Al giorno d’oggi sono sempre di più le aziende (e gli utenti) che volgono il proprio sguardo alla tutela dell’ambiente, in un mondo ormai pieno di rifiuti, anche e soprattutto elettronici, qualsiasi realtà che operi nel settore tecnologico deve fare i conti con l’impatto che produce. Apple, come altre aziende, è pienamente consapevole di ciò e nel settembre 2023, con il lancio di Apple Watch 9 e Watch Ultra 2, la società ha asserito che i dispositivi in questione erano i primi della società a potersi fregiare della dicitura “carbon neutral”, politica adottata in seguito anche per alcuni accessori.

Tuttavia, l’azienda di Cupertino è stata recentemente citata in giudizio da un gruppo di consumatori, che contestano la veridicità delle affermazioni della società riguardo alla neutralità carbonica di alcuni modelli di Apple Watch; la causa, presentata presso la corte federale di San Jose in California, coinvolge sette acquirenti che sostengono di essere stati indotti in errore dalle dichiarazioni di Apple e di aver acquistato gli Apple Watch Series 9, SE e Ultra 2 basandosi su informazioni fuorvianti.

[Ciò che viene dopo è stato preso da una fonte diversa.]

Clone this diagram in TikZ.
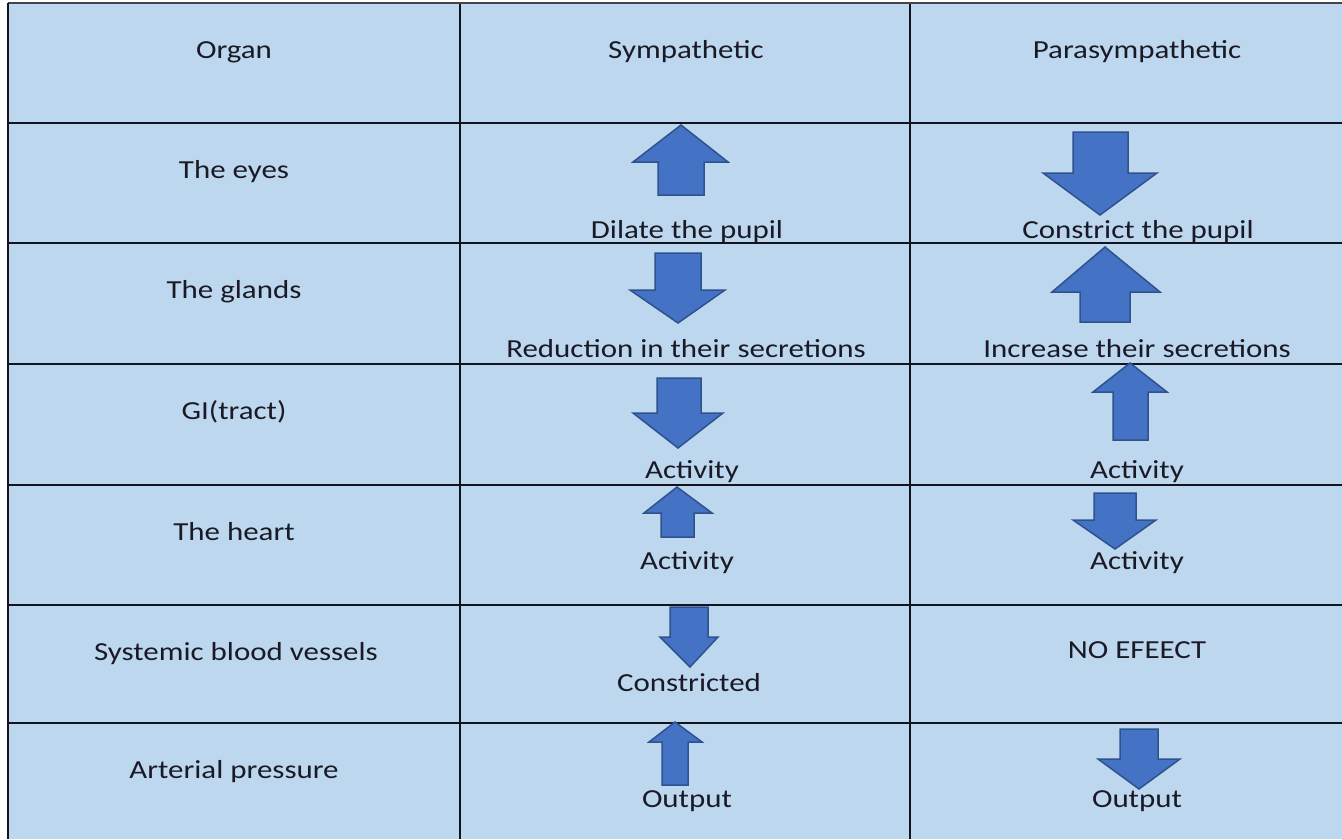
\documentclass[tikz,border=0pt]{standalone}
\usepackage{fontspec}
\setmainfont{Carlito}
\definecolor{cellblue}{HTML}{BDD7EE}
\definecolor{arrowfill}{HTML}{4472C4}
\definecolor{arrowedge}{HTML}{2F528F}
\definecolor{rulecol}{HTML}{14141E}
\definecolor{ink}{HTML}{1A1A26}
\newcommand{\wtext}[1]{\scalebox{1.19}[1]{#1}}
% block arrow: tip x, tip y, head base y, head left, head right, shaft left, shaft right, shaft end y
\newcommand{\blockarrow}[8]{%
  \filldraw[arrowstyle] (#1,#2) -- (#5,#3) -- (#7,#3) -- (#7,#8) -- (#6,#8) -- (#6,#3) -- (#4,#3) -- cycle;}
\tikzset{
  celltext/.style={font=\fontsize{26}{30}\selectfont, text=ink, inner sep=0pt, anchor=base},
  arrowstyle/.style={fill=arrowfill, draw=arrowedge, line width=1.5pt, line join=miter},
  gridline/.style={draw=rulecol, line width=2pt},
}
\begin{document}
\begin{tikzpicture}[x=1pt, y=-1pt]
\useasboundingbox (0,0) rectangle (1342,839);
\fill[white] (0,0) rectangle (1342,839);
\fill[cellblue] (8,3) rectangle (1342,839);

% table rules
\foreach \yy in {123,243,364,485,605,723} \draw[gridline] (8,\yy) -- (1342,\yy);
\foreach \xx in {460,910} \draw[gridline] (\xx,3) -- (\xx,839);
\draw[draw=rulecol!80!white, line width=2.5pt] (8,3) -- (1342,3);
\draw[gridline] (8,3) -- (8,839);

% headers
\node[celltext] (hOrgan) at (234,58) {\wtext{Organ}};
\node[celltext] (hSym) at (686,58) {\wtext{Sympathetic}};
\node[celltext] (hPara) at (1137,58) {\wtext{Parasympathetic}};

% organ column
\node[celltext] (oEyes) at (234,178) {\wtext{The eyes}};
\node[celltext] (oGlands) at (234,298) {\wtext{The glands}};
\node[celltext] (oGI) at (234,419) {\wtext{GI(tract)}};
\node[celltext] (oHeart) at (234,540) {\wtext{The heart}};
\node[celltext] (oVessels) at (236,660) {\wtext{Systemic blood vessels}};
\node[celltext] (oPressure) at (234,778) {\wtext{Arterial pressure}};

% arrows
\blockarrow{681}{125}{162}{633}{728}{658}{704}{195}
\blockarrow{1100}{215}{173}{1043}{1157}{1073}{1128}{132}
\blockarrow{678}{323}{290}{630}{725}{655}{701}{253}
\blockarrow{1105}{247}{292}{1052}{1160}{1080}{1130}{322}
\blockarrow{678}{448}{413}{633}{723}{657}{701}{378}
\blockarrow{677}{487}{513}{644}{712}{661}{694}{537}
\blockarrow{1130}{363}{392}{1093}{1167}{1113}{1148}{440}
\blockarrow{1115}{549}{520}{1073}{1156}{1094}{1136}{493}
\blockarrow{690}{667}{637}{660}{718}{670}{708}{607}
\blockarrow{675}{722}{742}{649}{702}{662}{688}{785}
\blockarrow{1139}{789}{759}{1098}{1180}{1120}{1158}{729}

% effect labels
\node[celltext] (sEyes) at (687,238) {\wtext{Dilate the pupil}};
\node[celltext] (pEyes) at (1138,238) {\wtext{Constrict the pupil}};
\node[celltext] (sGlands) at (686,357) {\wtext{Reduction in their secretions}};
\node[celltext] (pGlands) at (1137,357) {\wtext{Increase their secretions}};
\node[celltext] (sGI) at (692,478) {\wtext{Activity}};
\node[celltext] (pGI) at (1137,478) {\wtext{Activity}};
\node[celltext] (sHeart) at (687,569) {\wtext{Activity}};
\node[celltext] (pHeart) at (1137,569) {\wtext{Activity}};
\node[celltext] (sVessels) at (689,691) {\wtext{Constricted}};
\node[celltext] (pVessels) at (1137,658) {\wtext{NO EFEECT}};
\node[celltext] (sPressure) at (687,807) {\wtext{Output}};
\node[celltext] (pPressure) at (1137,807) {\wtext{Output}};
\end{tikzpicture}
\end{document}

Secondo alcuni utenti gli Apple Watch non sarebbero carbon neutral

Secondo quanto riportato da Reuters, i querelanti affermano che i progetti di compensazione del carbonio su cui Apple ha fatto affidamento per finalità di marketing non hanno prodotto riduzioni effettive delle emissioni; in particolare, vengono citati il Chyulu Hills Project in Kenya e il Guinan Project in Cina: nel caso del progetto in Kenya, gran parte del territorio coinvolto si trova all’interno di un parco nazionale protetto dalla deforestazione sin dal 1983, mentre l’area del progetto in Cina era già ampiamente coperta da foreste prima dell’inizio dell’iniziativa nel 2015. In virtù di ciò, i querelanti sostengono che le riduzioni di carbonio sarebbero avvenute indipendentemente dall’intervento di Apple o dall’esistenza dei progetti stessi.

Apple aveva annunciato, nel settembre 2023, che questi modelli di Apple Watch erano diventati “carbon neutral” grazie a una combinazione di riduzione delle emissioni e acquisto di crediti di carbonio; tuttavia, la causa sostiene che le affermazioni della società siano ingannevoli e chiede un risarcimento danni non specificato, oltre a un’ingiunzione che impedisca all’azienda di commercializzare questi dispositivi come a impatto zero sul carbonio.

Questa controversia, riporta al centro del dibattito la questione della reale efficacia dei progetti di compensazione del carbonio adottati dalle grandi aziende tecnologiche, il cui scopo è quello di raggiungere gli ambiziosi obiettivi di sostenibilità dichiarati pubblicamente. Sempre più spesso, colossi come Apple si affidano a strategie che combinano la riduzione diretta delle emissioni con l’acquisto di crediti di carbonio derivanti da iniziative ambientali esterne (come il rimboschimento o la protezione di aree boschive già esistenti), tuttavia, il caso solleva dubbi non solo sull’impatto effettivo di tali progetti, ma anche sulla loro trasparenza e verificabilità.

Uno dei principali problemi riguarda proprio la metodologia con cui vengono calcolate le riduzioni di CO₂: molte iniziative di compensazione vengono criticate per non garantire benefici addizionali rispetto a quelli che si sarebbero comunque verificati in assenza di intervento (come in questo caso specifico); se un’area era già protetta da leggi ambientali o se il rimboschimento coinvolge zone che non erano realmente a rischio di deforestazione, il contributo concreto alla lotta contro il cambiamento climatico diventa discutibile.

Allo stesso tempo, il marketing legato alla “carbon neutrality” rischia di creare una percezione fuorviante nei consumatori, i quali potrebbero ritenere che l’impatto ambientale di un prodotto sia completamente azzerato, quando in realtà il bilancio complessivo potrebbe essere molto più complesso e meno positivo di quanto dichiarato. La causa intentata contro Apple si inserisce dunque in un contesto più ampio di crescente attenzione e scetticismo nei confronti delle pratiche di sostenibilità aziendale, ponendo l’accento sulla necessità di standard più rigorosi e trasparenti per garantire che le promesse ecologiche fatte al pubblico siano supportate da dati concreti e verificabili.